By Marc Kovac
Children of immigrants who enroll in a federal program granting them temporary legal status would be eligible to obtain driver’s licenses, under legislation proposed in the Ohio Senate.
Minority Leader Eric Kearney, a Democrat from Cincinnati, and Sen. Charleta Tavares, a Democrat from Columbus, plan to introduce the law changes after hearing of incidents in which documented immigrants were denied licenses.
“Some BMV offices will grant licenses, while others will not,” Kearney said during a press conference at the Statehouse on Monday. “This legislation would clarify that the Ohio BMV should comply with federal guidelines and institute policies to guarantee that more insured drivers are on our roads.”

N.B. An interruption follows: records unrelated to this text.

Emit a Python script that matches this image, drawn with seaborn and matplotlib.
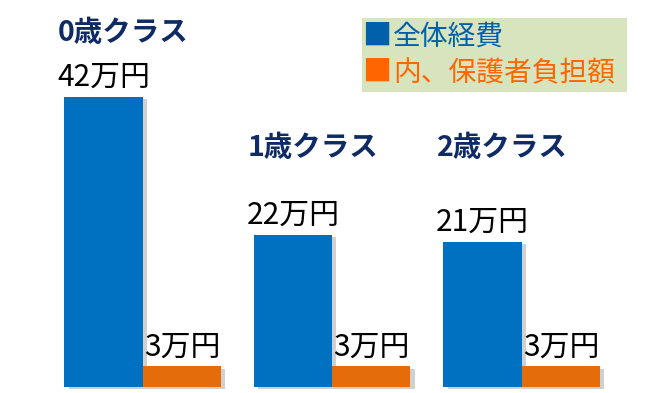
import matplotlib
matplotlib.use("Agg")
import matplotlib.pyplot as plt
import matplotlib.patheffects as pe
from matplotlib.patches import Rectangle
import pandas as pd
import seaborn as sns

# ---- data ----
classes = ["0歳クラス", "1歳クラス", "2歳クラス"]
series = ["全体経費", "内、保護者負担額"]
total_cost = [42, 22, 21]
parent_cost = [3, 3, 3]
unit = "万円"

# ---- layout / style ----
title_y = [51.3, 34.6, 34.6]
blue = "#0070C0"
orange = "#E46C0A"
legend_blue = "#0060AA"
legend_orange = "#FF6600"
title_color = "#0F2B66"

sns.set_theme(style="white")
plt.rcParams["font.family"] = ["Noto Sans CJK JP", "DejaVu Sans"]

df = pd.DataFrame({
    "class": classes * 2,
    "series": [series[0]] * 3 + [series[1]] * 3,
    "value": total_cost + parent_cost,
})

fig = plt.figure(figsize=(6.54, 3.93), dpi=100)
ax = fig.add_axes([0, 0, 1, 1])
sns.barplot(data=df, x="class", y="value", hue="series", order=classes,
            hue_order=series, palette=[blue, orange], width=0.826,
            saturation=1, legend=False, ax=ax)

for p in ax.patches:
    p.set_linewidth(0)
    p.set_path_effects([pe.SimplePatchShadow(offset=(3, -2), shadow_rgbFace="#666666", alpha=0.3),
                        pe.Normal()])

for cont in ax.containers:
    for bar in cont:
        h = bar.get_height()
        ax.annotate(f"{h:g}{unit}", (bar.get_x() + bar.get_width() / 2, h),
                    xytext=(0, 2.5), textcoords="offset points",
                    ha="center", va="bottom", fontsize=21.5, color="black")

for i, name in enumerate(classes):
    ax.text(i - 0.447, title_y[i], name, ha="left", va="center",
            fontsize=20.5, fontweight="bold", color=title_color)

# legend box
ax.add_patch(Rectangle((362 / 654, 1 - 92 / 393), (627 - 362) / 654, (92 - 18) / 393,
                       transform=ax.transAxes, facecolor="#D8E4BE", edgecolor="none", zorder=3))
for k, (lbl, col, ypix) in enumerate([(series[0], legend_blue, 37), (series[1], legend_orange, 73)]):
    ax.text(362 / 654, 1 - ypix / 393, "■", transform=ax.transAxes,
            ha="left", va="center", fontsize=21, color=col, zorder=4)
    ax.text(393 / 654, 1 - ypix / 393, lbl, transform=ax.transAxes,
            ha="left", va="center", fontsize=20, color=col, zorder=4)

scale = 6.9
ax.set_xlim(-142.7 / 189.5, (654 - 142.7) / 189.5)
ax.set_ylim(-(393 - 386.5) / scale, 386.5 / scale)
ax.axis("off")
fig.savefig("out.png", dpi=100)
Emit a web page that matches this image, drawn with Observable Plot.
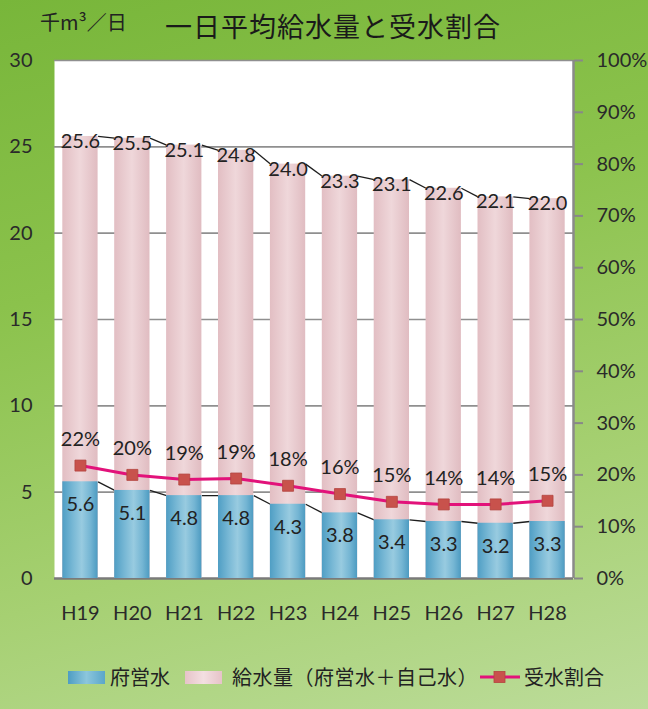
<!DOCTYPE html>
<html><head><meta charset="utf-8">
<script src="https://cdn.jsdelivr.net/npm/d3@7"></script>
<script src="https://cdn.jsdelivr.net/npm/@observablehq/plot@0.6"></script>
<style>
html,body{margin:0;padding:0;}
body{width:648px;height:709px;overflow:hidden;position:relative;
  background: linear-gradient(165deg, #78b63a 0%, #8bc24c 35%, #a6d072 70%, #bcdc9a 100%);
  font-family: Lato, "Noto Sans CJK JP", sans-serif; color:#222;}
.jp{font-family:"Noto Sans CJK JP", sans-serif;}
#unit{position:absolute; left:40px; top:10px; font-size:20px; line-height:24px; color:#222;}
#main{position:absolute; left:165px; top:9px; font-size:27px; line-height:34px; letter-spacing:1px; color:#1a1a1a;}
#chart{position:absolute; left:0; top:44px;}
.lg{position:absolute; top:664px; height:26px; line-height:26px; font-size:20px; color:#222;}
.sw{position:absolute; top:671px; width:37px; height:13px;}
</style>
</head><body>
<div id="unit" class="jp">千m³／日</div>
<div id="main" class="jp">一日平均給水量と受水割合</div>
<div id="chart"></div>
<div class="sw" style="left:68px;background:linear-gradient(90deg,#4e9dc3,#8cc6dc 50%,#5aa6c9);"></div>
<div class="lg jp" style="left:110px;">府営水</div>
<div class="sw" style="left:185px;background:linear-gradient(90deg,#e6c3c8,#f3dfe1 50%,#e6c3c8);"></div>
<div class="lg jp" style="left:232px;letter-spacing:0.5px;">給水量（府営水＋自己水）</div>
<svg style="position:absolute;left:480px;top:669px;" width="40" height="16">
  <line x1="0" x2="40" y1="8" y2="8" stroke="#e2127a" stroke-width="3"/>
  <rect x="14" y="2.5" width="11" height="11" fill="#c8524c" stroke="#b3443f" stroke-width="0.8"/>
</svg>
<div class="lg jp" style="left:524px;">受水割合</div>
<script>
const years = ["H19","H20","H21","H22","H23","H24","H25","H26","H27","H28"];
const totalSupply = [25.6,25.5,25.1,24.8,24.0,23.3,23.1,22.6,22.1,22.0];
const prefWater = [5.6,5.1,4.8,4.8,4.3,3.8,3.4,3.3,3.2,3.3];
const receiveRatio = [21.8,20.0,19.1,19.3,17.9,16.3,14.8,14.3,14.3,15.0];
const ratioLabels = ["22%","20%","19%","19%","18%","16%","15%","14%","14%","15%"];
const leftTicks = [0,5,10,15,20,25,30];
const gridTicks = [5,10,15,20,25,30];
const rightTicks = [0,10,20,30,40,50,60,70,80,90,100];
const pctToLeft = 30 / 100; // 100% on the right axis = 30 on the left axis

const rows = years.map((year, i) => ({i, year, total: totalSupply[i], pref: prefWater[i], ratio: receiveRatio[i], ratioLabel: ratioLabels[i]}));
const pairs = rows.slice(0, -1).map((d, k) => ({a: d, b: rows[k + 1]}));
const hw = 0.34;

const chart = Plot.plot({
  width: 648, height: 584,
  marginTop: 16, marginBottom: 50, marginLeft: 54, marginRight: 75,
  style: {background: "transparent", fontFamily: "Lato, 'Noto Sans CJK JP', sans-serif", fontSize: "20px", color: "#2a2a2a", overflow: "visible"},
  x: {domain: [-0.5, years.length - 0.5]},
  y: {domain: [0, 30]},
  marks: [
    Plot.frame({fill: "white", stroke: null}),
    Plot.ruleY(gridTicks, {stroke: "#8f8f8f", strokeWidth: 1.6}),
    Plot.ruleY([0], {stroke: "#7a7a7a", strokeWidth: 2.5}),
    Plot.ruleX([years.length - 0.5], {stroke: "#8a8a8a", strokeWidth: 2.5}),
    Plot.axisY({anchor: "left", ticks: leftTicks, tickSize: 0, tickPadding: 22, label: null, fontSize: 20}),
    Plot.axisY({anchor: "right", ticks: rightTicks.map(p => p * pctToLeft), tickSize: 9, tickPadding: 14,
      tickFormat: d => Math.round(d / pctToLeft) + "%", label: null, stroke: "#888", strokeWidth: 2, fontSize: 20}),
    Plot.axisX({ticks: rows.map(d => d.i), tickFormat: i => years[i], tickSize: 0, tickPadding: 27, label: null, fontSize: 20}),
    Plot.link(pairs, {x1: p => p.a.i + hw, y1: p => p.a.total, x2: p => p.b.i - hw, y2: p => p.b.total, stroke: "#1e1e1e", strokeWidth: 1.3}),
    Plot.link(pairs, {x1: p => p.a.i + hw, y1: p => p.a.pref, x2: p => p.b.i - hw, y2: p => p.b.pref, stroke: "#1e1e1e", strokeWidth: 1.3}),
    Plot.rect(rows, {x1: d => d.i - hw, x2: d => d.i + hw, y1: 0, y2: "total", fill: "url(#pinkGrad)"}),
    Plot.rect(rows, {x1: d => d.i - hw, x2: d => d.i + hw, y1: 0, y2: "pref", fill: "url(#blueGrad)"}),
    Plot.line(rows, {x: "i", y: d => d.ratio * pctToLeft, stroke: "#e2127a", strokeWidth: 3}),
    Plot.dot(rows, {x: "i", y: d => d.ratio * pctToLeft, symbol: "square", r: 6.2, fill: "#c8524c", stroke: "#b3443f", strokeWidth: 0.8}),
    Plot.text(rows, {x: "i", y: "total", text: d => d.total.toFixed(1), dy: 5, fontSize: 20, fill: "#222"}),
    Plot.text(rows, {x: "i", y: "pref", text: d => d.pref.toFixed(1), dy: 23, fontSize: 20, fill: "#222"}),
    Plot.text(rows, {x: "i", y: d => d.ratio * pctToLeft, text: "ratioLabel", dy: -26, fontSize: 20, fill: "#222"})
  ]
});
chart.insertAdjacentHTML("afterbegin", `<defs>
<linearGradient id="blueGrad" x1="0" x2="1" y1="0" y2="0">
 <stop offset="0" stop-color="#4f9ec4"/><stop offset="0.3" stop-color="#78b8d5"/>
 <stop offset="0.55" stop-color="#98cbe0"/><stop offset="0.8" stop-color="#74b5d3"/><stop offset="1" stop-color="#4d9bc1"/>
</linearGradient>
<linearGradient id="pinkGrad" x1="0" x2="1" y1="0" y2="0">
 <stop offset="0" stop-color="#e2bec3"/><stop offset="0.5" stop-color="#efd7da"/><stop offset="1" stop-color="#e0bcc1"/>
</linearGradient></defs>`);
document.getElementById("chart").appendChild(chart);
</script>
</body></html>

The proposed legislation would cover individuals in the federal Deferred Action for Childhood Arrivals program, which includes about 1,500 people in Ohio.
Eligibility criteria include moving to the United States prior to turning 16, living in the country since 2007, enrolling or graduating from a school, being honorably discharged from the armed services and avoiding criminal activities.
The federal program also requires a $465 application fee, Kearney said.
“These are young people who were brought here through no actions of their own,” Tavares said. “They’re abiding by the desires of their parents, so they shouldn’t be penalized.”
More than 30 others states have already instituted similar law changes.